Images generated for Brooklyn neighborhoods: Clinton Hill, Midwood and Downtown Brooklyn.

Iterating the results

Although many different prompts that are related to the same urban area produce similar results, VQGAN+CLIP does not always generate similar representations in different iterations. As seen below, two images generated for Wall Street are distinctly different. Although, it shall not be overseen that both images are accurate representations for the area — they are simply different outtakes from the same part of the city.

The former depicts a streetscape with (what it seems like) a grand lobby entrance at the back, populating the crosswalks with people in black coats in the front. The latter is a fairly accurate urban depiction of (presumably) the New York Stock Exchange, which is one of the most photographed and well-known buildings of Wall Street.

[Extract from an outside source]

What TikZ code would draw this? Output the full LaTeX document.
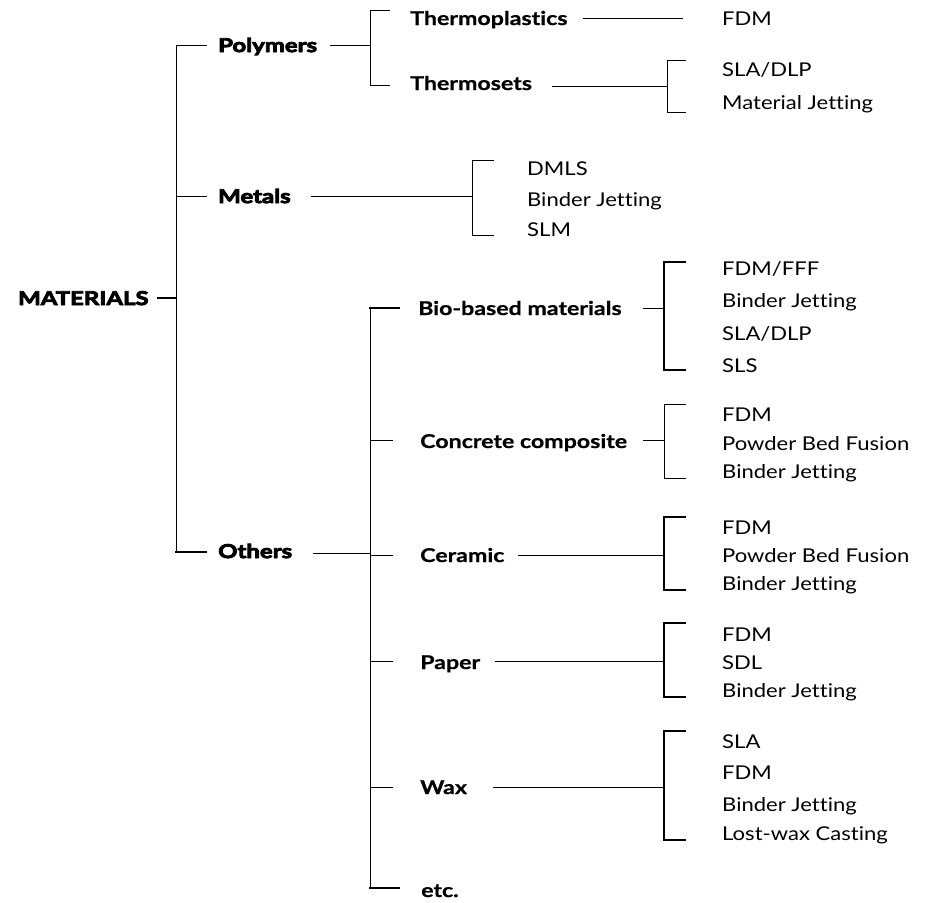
\documentclass[tikz,border=0pt]{standalone}
\usepackage{fontspec}
\setmainfont{Lato}[Ligatures=NoCommon,FakeStretch=1.16]
\newfontfamily\midfont{Lato}[Ligatures=NoCommon,FakeStretch=1.22,BoldFeatures={FakeBold=0.8}]
\newfontfamily\heavyfont{Lato}[Ligatures=NoCommon,FakeStretch=1.26,BoldFeatures={FakeBold=4.5}]
\begin{document}
\begin{tikzpicture}[x=1pt,y=-1pt,
  ln/.style={line width=1pt,black},
  thk/.style={line width=1.8pt,black},
  lvlone/.style={anchor=base west,inner sep=0pt,font=\heavyfont\bfseries\fontsize{19}{22}\selectfont},
  lvltwo/.style={anchor=base west,inner sep=0pt,font=\midfont\bfseries\fontsize{19}{22}\selectfont},
  leaf/.style={anchor=base west,inner sep=0pt,font=\fontsize{19}{22}\selectfont}]
\useasboundingbox (0,0) rectangle (931,902);
% root
\node[lvlone] (root) at (18,305) {MATERIALS};
\coordinate (rootend) at (176,298);
\draw[thk] (157,298) -- (rootend);
\coordinate (trunkT) at (176,45);
\coordinate (trunkB) at (176,552);
\draw[ln] (trunkT) -- (trunkB);
% level one
\node[lvlone] (poly) at (218,52) {Polymers};
\node[lvlone] (metal) at (218,203) {Metals};
\node[lvlone] (oth) at (218,558) {Others};
\draw[ln] (trunkT) -- (207,45);
\draw[ln] (176,196) -- (207,196);
\draw[thk] (175.1,552) -- (207,552);
% polymers
\draw[ln] (330,45) -- (370,45);
\draw[ln] (390,10) -- (370,10) -- (370,85) -- (390,85);
\node[lvltwo] (tpl) at (410,25) {Thermoplastics};
\node[lvltwo] (tst) at (410,90) {Thermosets};
\node[leaf] (fdm1) at (722,25) {FDM};
\draw[ln] (583,18) -- (683,18);
\draw[ln] (552,86) -- (667,86);
\draw[ln] (686,60) -- (667,60) -- (667,112) -- (686,112);
\node[leaf] (sla1) at (722,76) {SLA/DLP};
\node[leaf] (mj1) at (722,109) {Material Jetting};
% metals
\draw[ln] (311,196) -- (472,196);
\draw[ln] (494,160) -- (472,160) -- (472,235) -- (494,235);
\node[leaf] (dmls) at (527,175) {DMLS};
\node[leaf] (bjm) at (527,206) {Binder Jetting};
\node[leaf] (slm) at (527,236) {SLM};
% others
\draw[ln] (313,553) -- (370,553);
\draw[ln] (370,308) -- (370,888);
\draw[thk] (369.1,308) -- (400,308);
\draw[ln] (370,440) -- (393,440);
\draw[ln] (370,555) -- (393,555);
\draw[ln] (370,661) -- (393,661);
\draw[ln] (370,787) -- (393,787);
\draw[thk] (369.1,888) -- (400,888);
\node[lvltwo] (bio) at (418,315) {Bio-based materials};
\node[lvltwo] (conc) at (420,448) {Concrete composite};
\node[lvltwo] (cer) at (420,562) {Ceramic};
\node[lvltwo] (pap) at (420,669) {Paper};
\node[lvltwo] (wax) at (420,794) {Wax};
\node[lvltwo] (etc) at (421,897) {etc.};
% bio
\draw[ln] (643,308) -- (664,308);
\draw[thk] (686,262) -- (664,262) -- (664,370) -- (686,370);
\node[leaf] at (722,275) {FDM/FFF};
\node[leaf] at (722,307) {Binder Jetting};
\node[leaf] at (722,340) {SLA/DLP};
\node[leaf] at (722,372) {SLS};
% concrete
\draw[ln] (643,440) -- (664,440);
\draw[ln] (686,404) -- (664,404) -- (664,478) -- (686,478);
\node[leaf] at (722,421) {FDM};
\node[leaf] at (722,450) {Powder Bed Fusion};
\node[leaf] at (722,478) {Binder Jetting};
% ceramic
\draw[ln] (518,555) -- (664,555);
\draw[thk] (686,517) -- (664,517) -- (664,590) -- (686,590);
\node[leaf] at (722,534) {FDM};
\node[leaf] at (722,562) {Powder Bed Fusion};
\node[leaf] at (722,590) {Binder Jetting};
% paper
\draw[ln] (495,661) -- (664,661);
\draw[thk] (686,623) -- (664,623) -- (664,697) -- (686,697);
\node[leaf] at (722,641) {FDM};
\node[leaf] at (722,669) {SDL};
\node[leaf] at (722,697) {Binder Jetting};
% wax
\draw[ln] (493,787) -- (664,787);
\draw[thk] (686,731) -- (664,731) -- (664,840) -- (686,840);
\node[leaf] at (722,748) {SLA};
\node[leaf] at (722,779) {FDM};
\node[leaf] at (722,811) {Binder Jetting};
\node[leaf] at (722,840) {Lost-wax Casting};
\end{tikzpicture}
\end{document}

Adding one more to the mix, the algorithm also generates similar images for a different prompt. Today, Financial District and Wall Street are pretty much used synonymously when referring to roughly the same part of the city — a very dense, small urban piece of land in Lower Manhattan. Hence, the result contains similar features — tall office buildings rising above to the sky.

Conclusion

It is an undeniable fact that some of these trials also have returned less-successful results. As in every urban setting, areas that has a unique character is very rare. Hence, many resulting images for some lesser-defined areas look like they could also belong to other neighborhoods. The results show that, unless prompts include names of well-known locations, landmarks and institutions; resulting images tend to look highly ambiguous.

Further Questions

How well does the AI generate images based on neighborhoods?
How well does the AI generate images based on streets and addresses?
How well does the AI generate images based on landmark and institution names?
How well does the AI generate images based on parks?
How does these neighborhoods images compare to each other?